Jacquel estrasse gli intestini luccicanti e serpentini annidati nel ventre e nella pelvi. Li fece scorrere tra le dita centimetro dopo centimetro, descrivendoli come "normali" al microfono, poi li infilò in un secchio appoggiato sul pavimento. Con una pompa aspirò tutto il sangue dal petto della ragazza e ne misurò il volume. Poi ispezionò la cavità toracica. Disse: «Tre lacerazioni del pericardio, sangue coagulato e liquido».

Le afferrò il cuore, lo staccò dalle arterie e lo rigirò tra le mani per esaminarlo. Premette il pulsante con il piede e disse: «Due lacerazioni del miocardio; una di un centimetro e mezzo nel ventricolo destro e una di un centimetro e otto nel ventricolo sinistro».

Estrasse i polmoni, uno dopo l’altro. Il sinistro era stato perforato ed era mezzo collassato. Li pesò, pesò il cuore e fotografò le ferite. Dai due polmoni tagliò una fettina, il campione di tessuto, che mise dentro un barattolo.

«Formaldeide» sussurrò il signor Ibis desideroso di rendersi utile.

Jacquel continuava a parlare nel microfono, descrivendo ogni fase dell’operazione, man mano che rimuoveva fegato, stomaco, milza, pancreas, reni, utero e ovaie.

Pesò tutti gli organi, normali e intatti. Da ciascuno tagliò un campione che mise in un contenitore con formaldeide.

Dal cuore, dal fegato e da uno dei reni tagliò un altro pezzetto che si infilò in bocca e cominciò a masticare lentamente, facendoli durare, mentre lavorava.

Stranamente a Shadow sembrò una cosa giusta: un gesto rispettoso, per niente osceno.

«Dunque starai con noi per un po’?» domandò Jacquel mentre masticava la fettina di cuore della ragazza.

«Se mi volete» rispose Shadow.

«Certamente» disse il signor Ibis. «Non vedo perché dire di no con tutte le buone ragioni che abbiamo per dire sì. Finché resterai qui sarai sotto la nostra protezione.»

«Spero che dormire sotto lo stesso tetto con i defunti non ti disturbi» disse Jacquel.

Shadow pensò alle labbra fredde e amare di Laura. «No» disse. «Finché rimangono defunti.»

Jacquel si voltò a guardarlo: i suoi occhi scuri erano interrogativi e freddi come quelli di un cane del deserto. «Qui i morti restano morti» si limitò a dire.

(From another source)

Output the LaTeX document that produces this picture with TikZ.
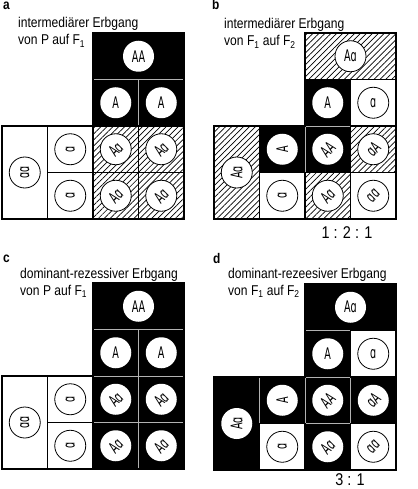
\documentclass[tikz,border=0pt]{standalone}
\usepackage{fontspec}
\setmainfont{Liberation Sans}[FakeStretch=0.85]
\newfontfamily\allelfont{DejaVu Sans}[FakeStretch=0.6]
\usepackage{graphicx}
\usepackage{tikz}
\usetikzlibrary{patterns.meta}

\newcommand{\up}[1]{\rotatebox{90}{#1}}
\newcommand{\diag}[1]{\rotatebox{45}{#1}}

\tikzset{
  panel/.style={x=45.5pt, y=-46.5pt},
  blackcell/.style={fill=black, draw=gray!60, line width=0.7pt},
  whitecell/.style={fill=white, draw=black, line width=1.2pt},
  hatchcell/.style={pattern={Lines[angle=45, distance=4.2pt, line width=0.7pt]}, draw=black, line width=1.2pt},
  frame/.style={draw=black, line width=2pt, line join=miter},
  allele/.style={circle, draw=black, line width=0.8pt, fill=white, minimum size=31pt, inner sep=0pt,
    font=\allelfont\fontsize{16}{16}\selectfont},
  onblack/.style={allele, draw=none},
  letter/.style={anchor=base west, inner sep=0pt, font=\bfseries\fontsize{14}{14}\selectfont},
  title/.style={anchor=base west, inner sep=0pt, font=\fontsize{14.2}{16}\selectfont},
  ratio/.style={inner sep=0pt, font=\fontsize{17}{17}\selectfont}
}

\begin{document}
\begin{tikzpicture}
  \useasboundingbox (0,0) rectangle (417pt,-489pt);

  % ---------- a ----------
  \node[letter] (aLetter) at (3pt,-10pt) {a};
  \node[title] (aTitle1) at (18pt,-28pt) {intermediärer Erbgang};
  \node[title] (aTitle2) at (18pt,-45pt) {von P auf F\textsubscript{1}};
  \begin{scope}[shift={(2pt,-33pt)}, panel]
    % Parent AA and gametes
    \draw[blackcell] (2,0) rectangle (4,1);
    \draw[blackcell] (2,1) rectangle (3,2);
    \draw[blackcell] (3,1) rectangle (4,2);
    % Parent aa and gametes
    \draw[whitecell] (0,2) rectangle (1,4);
    \draw[whitecell] (1,2) rectangle (2,3);
    \draw[whitecell] (1,3) rectangle (2,4);
    % F1
    \draw[hatchcell] (2,2) rectangle (3,3);
    \draw[hatchcell] (3,2) rectangle (4,3);
    \draw[hatchcell] (2,3) rectangle (3,4);
    \draw[hatchcell] (3,3) rectangle (4,4);
    % Frame
    \draw[frame] (2,0) -- (4,0) -- (4,4) -- (0,4) -- (0,2) -- (2,2) -- cycle;
    % Genotypes
    \node[onblack] (aP) at (3,0.5) {AA};
    \node[onblack] (aG1) at (2.5,1.5) {A};
    \node[onblack] (aG2) at (3.5,1.5) {A};
    \node[allele] (aQ) at (0.5,3) {\up{ɑɑ}};
    \node[allele] (aH1) at (1.5,2.5) {\up{ɑ}};
    \node[allele] (aH2) at (1.5,3.5) {\up{ɑ}};
    \node[allele] (aF11) at (2.5,2.5) {\diag{Aɑ}};
    \node[allele] (aF12) at (3.5,2.5) {\diag{Aɑ}};
    \node[allele] (aF21) at (2.5,3.5) {\diag{Aɑ}};
    \node[allele] (aF22) at (3.5,3.5) {\diag{Aɑ}};
  \end{scope}

  % ---------- b ----------
  \node[letter] (bLetter) at (212pt,-10pt) {b};
  \node[title] (bTitle1) at (224pt,-29pt) {intermediärer Erbgang};
  \node[title] (bTitle2) at (224pt,-46pt) {von F\textsubscript{1} auf F\textsubscript{2}};
  \begin{scope}[shift={(214pt,-33pt)}, panel]
    % Black cells
    \draw[blackcell] (2,1) rectangle (3,2);
    \draw[blackcell] (1,2) rectangle (2,3);
    \draw[blackcell] (2,2) rectangle (3,3);
    % Hatched cells
    \draw[hatchcell] (2,0) rectangle (4,1);
    \draw[hatchcell] (0,2) rectangle (1,4);
    \draw[hatchcell] (3,2) rectangle (4,3);
    \draw[hatchcell] (2,3) rectangle (3,4);
    % White cells
    \draw[whitecell] (3,1) rectangle (4,2);
    \draw[whitecell] (1,3) rectangle (2,4);
    \draw[whitecell] (3,3) rectangle (4,4);
    % Frame
    \draw[frame] (2,0) -- (4,0) -- (4,4) -- (0,4) -- (0,2) -- (2,2) -- cycle;
    % Genotypes
    \node[allele] (bP) at (3,0.5) {Aɑ};
    \node[onblack] (bG1) at (2.5,1.5) {A};
    \node[allele] (bG2) at (3.5,1.5) {ɑ};
    \node[allele] (bQ) at (0.5,3) {\up{Aɑ}};
    \node[onblack] (bH1) at (1.5,2.5) {\up{A}};
    \node[allele] (bH2) at (1.5,3.5) {\up{ɑ}};
    \node[onblack] (bF11) at (2.5,2.5) {\diag{AA}};
    \node[allele] (bF12) at (3.5,2.5) {\diag{ɑA}};
    \node[allele] (bF21) at (2.5,3.5) {\diag{Aɑ}};
    \node[allele] (bF22) at (3.5,3.5) {\diag{ɑɑ}};
  \end{scope}
  \node[ratio] (bRatio) at (347pt,-233pt) {1 : 2 : 1};

  % ---------- c ----------
  \node[letter] (cLetter) at (3pt,-262pt) {c};
  \node[title] (cTitle1) at (20pt,-278pt) {dominant-rezessiver Erbgang};
  \node[title] (cTitle2) at (20pt,-295pt) {von P auf F\textsubscript{1}};
  \begin{scope}[shift={(2pt,-283pt)}, panel]
    % Parent AA, gametes and F1
    \draw[blackcell] (2,0) rectangle (4,1);
    \draw[blackcell] (2,1) rectangle (3,2);
    \draw[blackcell] (3,1) rectangle (4,2);
    \draw[blackcell] (2,2) rectangle (3,3);
    \draw[blackcell] (3,2) rectangle (4,3);
    \draw[blackcell] (2,3) rectangle (3,4);
    \draw[blackcell] (3,3) rectangle (4,4);
    % Parent aa and gametes
    \draw[whitecell] (0,2) rectangle (1,4);
    \draw[whitecell] (1,2) rectangle (2,3);
    \draw[whitecell] (1,3) rectangle (2,4);
    % Frame
    \draw[frame] (2,0) -- (4,0) -- (4,4) -- (0,4) -- (0,2) -- (2,2) -- cycle;
    % Genotypes
    \node[onblack] (cP) at (3,0.5) {AA};
    \node[onblack] (cG1) at (2.5,1.5) {A};
    \node[onblack] (cG2) at (3.5,1.5) {A};
    \node[allele] (cQ) at (0.5,3) {\up{ɑɑ}};
    \node[allele] (cH1) at (1.5,2.5) {\up{ɑ}};
    \node[allele] (cH2) at (1.5,3.5) {\up{ɑ}};
    \node[onblack] (cF11) at (2.5,2.5) {\diag{Aɑ}};
    \node[onblack] (cF12) at (3.5,2.5) {\diag{Aɑ}};
    \node[onblack] (cF21) at (2.5,3.5) {\diag{Aɑ}};
    \node[onblack] (cF22) at (3.5,3.5) {\diag{Aɑ}};
  \end{scope}

  % ---------- d ----------
  \node[letter] (dLetter) at (213pt,-263pt) {d};
  \node[title] (dTitle1) at (228pt,-278pt) {dominant-rezeesiver Erbgang};
  \node[title] (dTitle2) at (228pt,-295pt) {von F\textsubscript{1} auf F\textsubscript{2}};
  \begin{scope}[shift={(214pt,-284pt)}, panel]
    % Black cells
    \draw[blackcell] (2,0) rectangle (4,1);
    \draw[blackcell] (2,1) rectangle (3,2);
    \draw[blackcell] (0,2) rectangle (1,4);
    \draw[blackcell] (1,2) rectangle (2,3);
    \draw[blackcell] (2,2) rectangle (3,3);
    \draw[blackcell] (3,2) rectangle (4,3);
    \draw[blackcell] (2,3) rectangle (3,4);
    % White cells
    \draw[whitecell] (3,1) rectangle (4,2);
    \draw[whitecell] (1,3) rectangle (2,4);
    \draw[whitecell] (3,3) rectangle (4,4);
    % Frame
    \draw[frame] (2,0) -- (4,0) -- (4,4) -- (0,4) -- (0,2) -- (2,2) -- cycle;
    % Genotypes
    \node[onblack] (dP) at (3,0.5) {Aɑ};
    \node[onblack] (dG1) at (2.5,1.5) {A};
    \node[allele] (dG2) at (3.5,1.5) {ɑ};
    \node[onblack] (dQ) at (0.5,3) {\up{Aɑ}};
    \node[onblack] (dH1) at (1.5,2.5) {\up{A}};
    \node[allele] (dH2) at (1.5,3.5) {\up{ɑ}};
    \node[onblack] (dF11) at (2.5,2.5) {\diag{AA}};
    \node[onblack] (dF12) at (3.5,2.5) {\diag{ɑA}};
    \node[onblack] (dF21) at (2.5,3.5) {\diag{Aɑ}};
    \node[allele] (dF22) at (3.5,3.5) {\diag{ɑɑ}};
  \end{scope}
  \node[ratio] (dRatio) at (350pt,-480pt) {3 : 1};
\end{tikzpicture}
\end{document}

«Io ho l’impressione che riescano a tornare indietro con una certa facilità.»

«Niente affatto» intervenne Ibis. «Anche gli zombie sono fatti a partire dai vivi. Un po’ di polvere, qualche incantesimo, qualche stimolo ed ecco lo zombie. Vivono, ma credono di essere morti. Riportare davvero alla vita un defunto, con il corpo e tutto, richiede molto potere.» Esitò, poi aggiunse: «Ai vecchi tempi, nella vecchia terra, era più facile».